Ah! This is a fermi card :bang head They are special, let me check on that.

This isn't Fermi specific, but it may include Fermi cards as well:

First, update your folding client to the latest version of V7. (7.1.52) That alone, may fix it. Installer is here:
http://folding.stanford.edu/English/Main

click on the Windows "Download" button to d/l the installer.

Second, if that doesn't solve it, try this:
In the past, support for specific GPUs was built into the client. We are working on ways to automatically update this information more easily within the v7 client to support new GPUs, such as the Kepler GPUs which have just came out. While the automatic update isn't ready yet, here is how one can manually do this:

1) Download the GPUs.txt file from
https://fah-web.stanford.edu/file-releases/public/GPUs.txt


2) Copy the downloaded GPUs.txt file to the client's run directory. The run directory is also called the data directory. It's the same location as the 'client.db' file. In Windows there is a link to this directory in the start menu.

3) After installing the file you must restart your client.

The client has a built-in GPUs.txt which it will use if it does not find one on disk. The client will print a message to the log, very early on, when it reads GPUs.txt from the run directory.

In a future version of the v7 client, this will happen automatically, but for now, we are updating this file on our web site and donors can do this update manually for new hardware.

If the above doesn't work, you'll have to get the right driver info from one of the gpu folders.
 
Last edited:
Right now, I'm using the modded ini 301.10 drivers, because of all the 29x BS (broken SLi, f@h didn't even want to load a WU... et caetera)

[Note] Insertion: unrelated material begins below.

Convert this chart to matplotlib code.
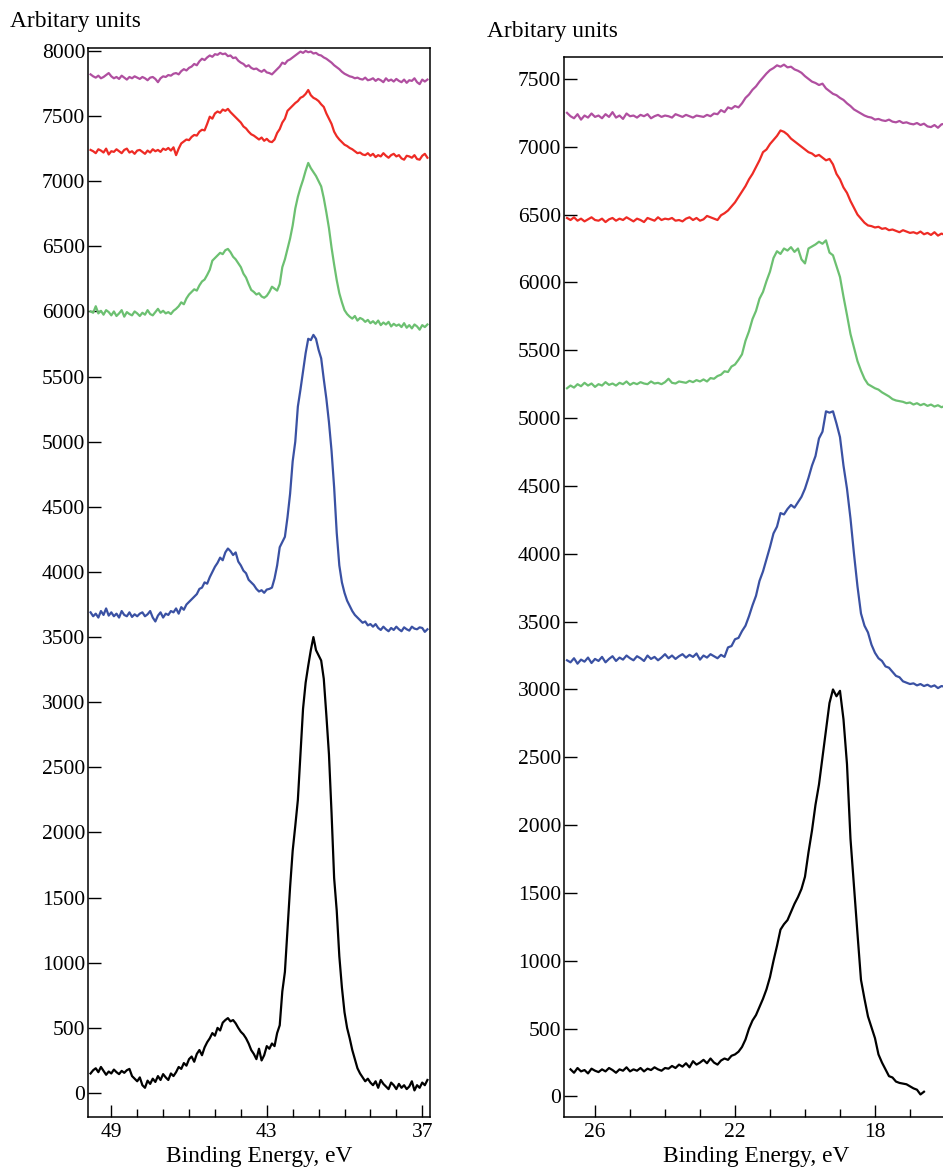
#!/usr/bin/env python
"""
XPS valence-band spectra, two energy windows, stacked samples.
"""

import numpy as np
import matplotlib.pyplot as plt

plt.rcParams["font.family"] = ["Liberation Serif", "DejaVu Serif"]
plt.rcParams["font.size"] = 15.5
label_size = 16.8

# colours of the stacked spectra (top to bottom)
colors = {"magenta": "#b04fa0", "red": "#ee2b25", "green": "#6cc071",
          "blue": "#3a51a3", "black": "#000000"}

# ---- left window: 49.8 .. 36.8 eV, step 0.1 eV ----
energy_left = np.round(np.linspace(49.8, 36.8, 131), 2)

magenta_left = [
    7820, 7805, 7795, 7810, 7790, 7800, 7815, 7830, 7805,
    7790, 7800, 7785, 7810, 7795, 7780, 7800, 7790, 7805, 7795,
    7785, 7800, 7790, 7775, 7795, 7800, 7785, 7760, 7790, 7805,
    7800, 7815, 7810, 7825, 7830, 7820, 7845, 7860, 7850, 7870,
    7880, 7900, 7890, 7920, 7940, 7930, 7950, 7965, 7955, 7975,
    7970, 7985, 7975, 7980, 7960, 7965, 7945, 7950, 7925, 7910,
    7900, 7880, 7890, 7870, 7860, 7865, 7850, 7840, 7855, 7835,
    7830, 7820, 7840, 7860, 7880, 7910, 7900, 7925, 7935, 7950,
    7965, 7980, 7995, 7985, 8000, 7990, 7995, 7980, 7985, 7970,
    7965, 7950, 7940, 7925, 7910, 7890, 7875, 7860, 7840, 7825,
    7815, 7805, 7800, 7790, 7795, 7785, 7780, 7795, 7775, 7780,
    7790, 7770, 7785, 7775, 7760, 7790, 7770, 7780, 7765, 7785,
    7770, 7760, 7780, 7755, 7775, 7770, 7790, 7760, 7745, 7780,
    7765, 7780]

red_left = [
    7240, 7230, 7215, 7245, 7235, 7220, 7250, 7205, 7230,
    7225, 7245, 7230, 7215, 7240, 7250, 7220, 7230, 7210, 7235,
    7240, 7225, 7210, 7235, 7220, 7245, 7230, 7240, 7225, 7250,
    7240, 7255, 7235, 7260, 7200, 7250, 7290, 7305, 7320, 7315,
    7340, 7355, 7350, 7380, 7395, 7390, 7440, 7495, 7480, 7520,
    7535, 7525, 7550, 7540, 7555, 7530, 7510, 7490, 7470, 7450,
    7420, 7405, 7380, 7360, 7350, 7335, 7320, 7335, 7310, 7325,
    7305, 7300, 7320, 7370, 7400, 7450, 7480, 7540, 7560, 7580,
    7600, 7615, 7640, 7650, 7670, 7700, 7660, 7640, 7630, 7615,
    7590, 7570, 7520, 7480, 7440, 7380, 7345, 7320, 7300, 7280,
    7270, 7255, 7245, 7230, 7215, 7220, 7205, 7200, 7215, 7195,
    7210, 7185, 7200, 7190, 7215, 7195, 7180, 7200, 7210, 7190,
    7200, 7175, 7165, 7195, 7190, 7180, 7200, 7170, 7165, 7195,
    7210, 7180]

green_left = [
    6000, 5990, 6040, 5985, 6005, 5975, 6010, 5995, 5970,
    6000, 5965, 5985, 6010, 5960, 5995, 5980, 5970, 6000, 5985,
    5965, 5990, 5975, 6010, 5980, 5970, 5995, 6020, 5990, 6005,
    5985, 5995, 5980, 6005, 6020, 6040, 6070, 6055, 6100, 6130,
    6150, 6170, 6160, 6200, 6230, 6245, 6280, 6320, 6390, 6410,
    6430, 6450, 6440, 6470, 6480, 6455, 6420, 6400, 6370, 6340,
    6290, 6260, 6210, 6165, 6150, 6130, 6140, 6115, 6105, 6120,
    6150, 6190, 6175, 6160, 6210, 6340, 6400, 6480, 6560, 6660,
    6790, 6880, 6950, 7010, 7080, 7140, 7100, 7070, 7040, 7000,
    6960, 6870, 6760, 6640, 6490, 6360, 6240, 6140, 6070, 6010,
    5980, 5960, 5945, 5965, 5930, 5950, 5940, 5920, 5935, 5910,
    5925, 5905, 5930, 5895, 5915, 5900, 5920, 5885, 5905, 5890,
    5900, 5880, 5910, 5875, 5895, 5870, 5900, 5885, 5860, 5895,
    5880, 5900]

blue_left = [
    3690, 3660, 3680, 3650, 3700, 3670, 3720, 3665, 3690,
    3660, 3680, 3650, 3700, 3670, 3660, 3690, 3655, 3675, 3660,
    3680, 3690, 3660, 3675, 3700, 3650, 3620, 3665, 3690, 3650,
    3680, 3670, 3700, 3690, 3720, 3680, 3730, 3710, 3750, 3770,
    3790, 3810, 3830, 3870, 3880, 3920, 3910, 3960, 4000, 4040,
    4070, 4110, 4090, 4150, 4180, 4160, 4130, 4150, 4080, 4050,
    4010, 3990, 3940, 3920, 3900, 3870, 3850, 3860, 3840, 3865,
    3870, 3880, 3950, 4050, 4190, 4230, 4270, 4420, 4600, 4850,
    5000, 5270, 5400, 5540, 5680, 5790, 5780, 5820, 5790, 5705,
    5640, 5480, 5330, 5150, 4930, 4650, 4300, 4050, 3920, 3840,
    3780, 3740, 3700, 3670, 3650, 3630, 3610, 3620, 3590, 3600,
    3580, 3600, 3570, 3555, 3580, 3560, 3545, 3570, 3555, 3580,
    3560, 3545, 3575, 3560, 3550, 3580, 3565, 3560, 3575, 3570,
    3540, 3560]

black_left = [
    150, 175, 190, 160, 200, 170, 140, 165, 150,
    180, 160, 145, 170, 155, 175, 185, 130, 110, 90,
    120, 60, 40, 95, 70, 110, 85, 130, 100, 145,
    120, 100, 150, 130, 160, 200, 185, 230, 210, 260,
    280, 240, 300, 330, 290, 350, 390, 420, 460, 440,
    500, 480, 540, 560, 575, 550, 560, 535, 500, 470,
    450, 420, 380, 330, 300, 260, 340, 250, 290, 360,
    340, 380, 360, 460, 520, 780, 930, 1250, 1580, 1860,
    2050, 2250, 2600, 2950, 3150, 3280, 3400, 3500, 3400, 3360,
    3320, 3180, 2900, 2600, 2150, 1650, 1400, 1050, 810, 620,
    500, 420, 330, 260, 190, 150, 120, 90, 110, 80,
    60, 90, 40, 100, 70, 50, 30, 80, 60, 30,
    70, 40, 60, 30, 50, 90, 20, 60, 40, 80,
    60, 100]

# ---- right window: 26.8 .. 16.0 eV, step 0.1 eV ----
energy_right = np.round(np.linspace(26.8, 16.0, 109), 2)

magenta_right = [
    7250, 7225, 7210, 7240, 7200, 7230, 7215, 7245, 7220,
    7230, 7210, 7240, 7220, 7255, 7215, 7230, 7205, 7245, 7225,
    7230, 7215, 7235, 7225, 7240, 7210, 7225, 7235, 7220, 7230,
    7225, 7215, 7240, 7230, 7220, 7235, 7225, 7215, 7230, 7225,
    7220, 7235, 7225, 7245, 7240, 7270, 7255, 7290, 7280, 7300,
    7290, 7320, 7360, 7385, 7420, 7445, 7480, 7510, 7540, 7565,
    7580, 7600, 7590, 7605, 7585, 7590, 7570, 7560, 7545, 7520,
    7500, 7480, 7470, 7455, 7465, 7430, 7410, 7390, 7380, 7360,
    7345, 7320, 7300, 7275, 7260, 7245, 7230, 7220, 7215, 7200,
    7205, 7195, 7190, 7200, 7185, 7180, 7190, 7175, 7180, 7170,
    7165, 7175, 7160, 7170, 7150, 7145, 7160, 7140, 7165, 7170]

red_right = [
    6475, 6460, 6480, 6455, 6470, 6450, 6465, 6480, 6460,
    6455, 6470, 6445, 6465, 6475, 6455, 6470, 6460, 6480, 6465,
    6450, 6470, 6460, 6445, 6475, 6465, 6455, 6480, 6460, 6470,
    6465, 6475, 6455, 6460, 6450, 6470, 6480, 6460, 6475, 6455,
    6465, 6490, 6480, 6470, 6460, 6495, 6510, 6530, 6560, 6590,
    6630, 6670, 6710, 6760, 6800, 6850, 6900, 6960, 6980, 7020,
    7050, 7080, 7120, 7110, 7090, 7060, 7040, 7020, 7000, 6980,
    6960, 6950, 6930, 6940, 6920, 6900, 6910, 6870, 6800, 6760,
    6700, 6660, 6600, 6550, 6500, 6470, 6440, 6420, 6415, 6405,
    6410, 6395, 6400, 6385, 6390, 6380, 6370, 6385, 6375, 6365,
    6370, 6360, 6375, 6355, 6365, 6350, 6370, 6345, 6360, 6350]

green_right = [
    5220, 5240, 5225, 5250, 5235, 5260, 5240, 5255, 5230,
    5250, 5240, 5265, 5245, 5255, 5240, 5260, 5250, 5270, 5245,
    5260, 5250, 5265, 5255, 5250, 5270, 5255, 5260, 5250, 5265,
    5290, 5260, 5255, 5270, 5265, 5260, 5275, 5265, 5280, 5270,
    5285, 5270, 5295, 5290, 5310, 5320, 5345, 5340, 5380, 5395,
    5430, 5470, 5570, 5640, 5730, 5790, 5880, 5930, 6010, 6080,
    6180, 6230, 6210, 6250, 6235, 6260, 6225, 6250, 6170, 6140,
    6250, 6265, 6280, 6300, 6285, 6310, 6220, 6200, 6120, 6040,
    5895, 5760, 5620, 5520, 5420, 5350, 5290, 5250, 5235, 5220,
    5210, 5190, 5175, 5160, 5140, 5130, 5125, 5120, 5110, 5115,
    5100, 5110, 5095, 5105, 5090, 5100, 5085, 5095, 5080, 5090]

blue_right = [
    3215, 3200, 3230, 3190, 3220, 3205, 3235, 3195, 3225,
    3210, 3240, 3200, 3225, 3245, 3210, 3235, 3220, 3250, 3230,
    3215, 3245, 3230, 3210, 3250, 3225, 3240, 3215, 3235, 3260,
    3230, 3250, 3225, 3245, 3260, 3235, 3255, 3240, 3265, 3220,
    3250, 3235, 3260, 3245, 3230, 3255, 3240, 3310, 3320, 3370,
    3380, 3430, 3470, 3540, 3620, 3690, 3800, 3870, 3960, 4050,
    4150, 4200, 4300, 4290, 4330, 4360, 4340, 4380, 4420, 4480,
    4560, 4650, 4720, 4850, 4900, 5050, 5040, 5050, 4960, 4860,
    4650, 4480, 4260, 4000, 3760, 3560, 3470, 3420, 3330, 3270,
    3230, 3210, 3170, 3160, 3130, 3100, 3090, 3060, 3050, 3040,
    3045, 3030, 3040, 3025, 3035, 3020, 3030, 3010, 3025, 3020]

# black spectrum stops early: 26.7 .. 16.6 eV
energy_right_black = np.round(np.linspace(26.7, 16.6, 102), 2)
black_right = [
    200, 175, 210, 185, 195, 170, 205, 190,
    180, 200, 185, 210, 195, 175, 200, 190, 215, 185,
    200, 190, 210, 185, 205, 195, 215, 200, 190, 210,
    205, 225, 210, 235, 220, 245, 215, 260, 235, 250,
    270, 245, 280, 250, 235, 265, 280, 270, 300, 310,
    330, 365, 420, 500, 560, 600, 660, 720, 790, 880,
    1000, 1110, 1230, 1270, 1300, 1360, 1420, 1470, 1530, 1620,
    1800, 1960, 2150, 2300, 2500, 2700, 2900, 3000, 2950, 2990,
    2780, 2450, 1900, 1550, 1200, 860, 720, 590, 510, 430,
    310, 250, 200, 150, 140, 110, 100, 95, 90, 75,
    60, 50, 15, 35]


def style_axes(ax, major, minor, xlim, ylim):
    ax.xaxis.set_ticks(major)
    ax.xaxis.set_ticks(minor, minor=True)
    ax.yaxis.set_ticks(np.arange(0, 8001, 500))
    # set_ticks may widen the view, so the limits go last
    ax.set_xlim(*xlim)
    ax.set_ylim(*ylim)
    ax.tick_params(axis="x", which="major", direction="in", length=9,
                   width=1.0, pad=4, top=False)
    ax.tick_params(axis="x", which="minor", direction="in", length=6,
                   width=1.0, top=False)
    ax.tick_params(axis="y", which="major", direction="in", length=9,
                   width=1.0, pad=2, right=False)
    for s in ax.spines.values():
        s.set_linewidth(1.1)
    ax.set_xlabel("Binding Energy, eV", labelpad=3, fontsize=label_size)


fig = plt.figure(figsize=(9.43, 11.69), dpi=100)
lw = 1.6

# left window
ax1 = fig.add_axes([0.0933, 0.0445, 0.3627, 0.9145])
ax1.plot(energy_left, magenta_left, color=colors["magenta"], lw=lw)
ax1.plot(energy_left, red_left, color=colors["red"], lw=lw)
ax1.plot(energy_left, green_left, color=colors["green"], lw=lw)
ax1.plot(energy_left, blue_left, color=colors["blue"], lw=lw)
ax1.plot(energy_left, black_left, color=colors["black"], lw=lw)
style_axes(ax1, [49, 43, 37], np.arange(37, 50, 1),
           (49.9, 36.7), (-184, 8023))

# right window (runs off the right edge of the figure)
ax2 = fig.add_axes([0.5981, 0.0445, 0.4077, 0.9068])
ax2.plot(energy_right, magenta_right, color=colors["magenta"], lw=lw)
ax2.plot(energy_right, red_right, color=colors["red"], lw=lw)
ax2.plot(energy_right, green_right, color=colors["green"], lw=lw)
ax2.plot(energy_right, blue_right, color=colors["blue"], lw=lw)
ax2.plot(energy_right_black, black_right, color=colors["black"], lw=lw)
style_axes(ax2, [26, 22, 18], np.arange(16, 27, 1),
           (26.886, 15.9), (-151, 7662))

fig.text(10 / 943, 1 - 22 / 1169, "Arbitary units", ha="left", va="center",
         fontsize=label_size)
fig.text(487 / 943, 1 - 32 / 1169, "Arbitary units", ha="left", va="center",
         fontsize=label_size)

fig.savefig("out.png", dpi=100)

Your link is broken, but just googling "1) Download the GPUs.txt file from https://fah-web.stanford.edu/file-re...ublic/GPUs.txt" got me a link. Tried that, and will leave the computer folding all the night (11:30PM here in Spain right now). Let's hope the system keeps working.
 
Did you upgrade to the latest version of V7 - *that* was my link. The other link is fah's, and I'll correct that link, and thank you for letting me know.

Where did you get the modded driver? That isn't something that FAH wants to do, unless absolutely necessary. They want to standardize everything, as much as possible.
 
Yes I upgraded to F@H v7.1.52 and installed the GPUs.txt file in FAHData folder (and also copied it to FAHCore, because I wasn't sure, couldn't find a client.db but another db in FAHData, so copied it into both)

The modded driver was something I found on Google. Basically you mod two files to add the device IDs of your card. It seems it works and adds nVidia's new FXAA.

So far, the system has been folding all night without any of the GPUs freezing. But I didn't register a single 100% usage point, it always was 60-80%. Maybe that has to do with the GPU drivers? But that would make me go back to 28x. No way I go again to 29x with all their problems.
 
Post the log. The system section at startup and the part from just before to just after the failure are most important.

My experience on Fermis is limited to setting up FAH for others. Never had a problem with the 29x.xx drivers. I did have a problem with too high an OC causing the driver to crash, which I suspect is your problem.
 
Post the log. The system section at startup and the part from just before to just after the failure are most important.

My experience on Fermis is limited to setting up FAH for others. Never had a problem with the 29x.xx drivers. I did have a problem with too high an OC causing the driver to crash, which I suspect is your problem.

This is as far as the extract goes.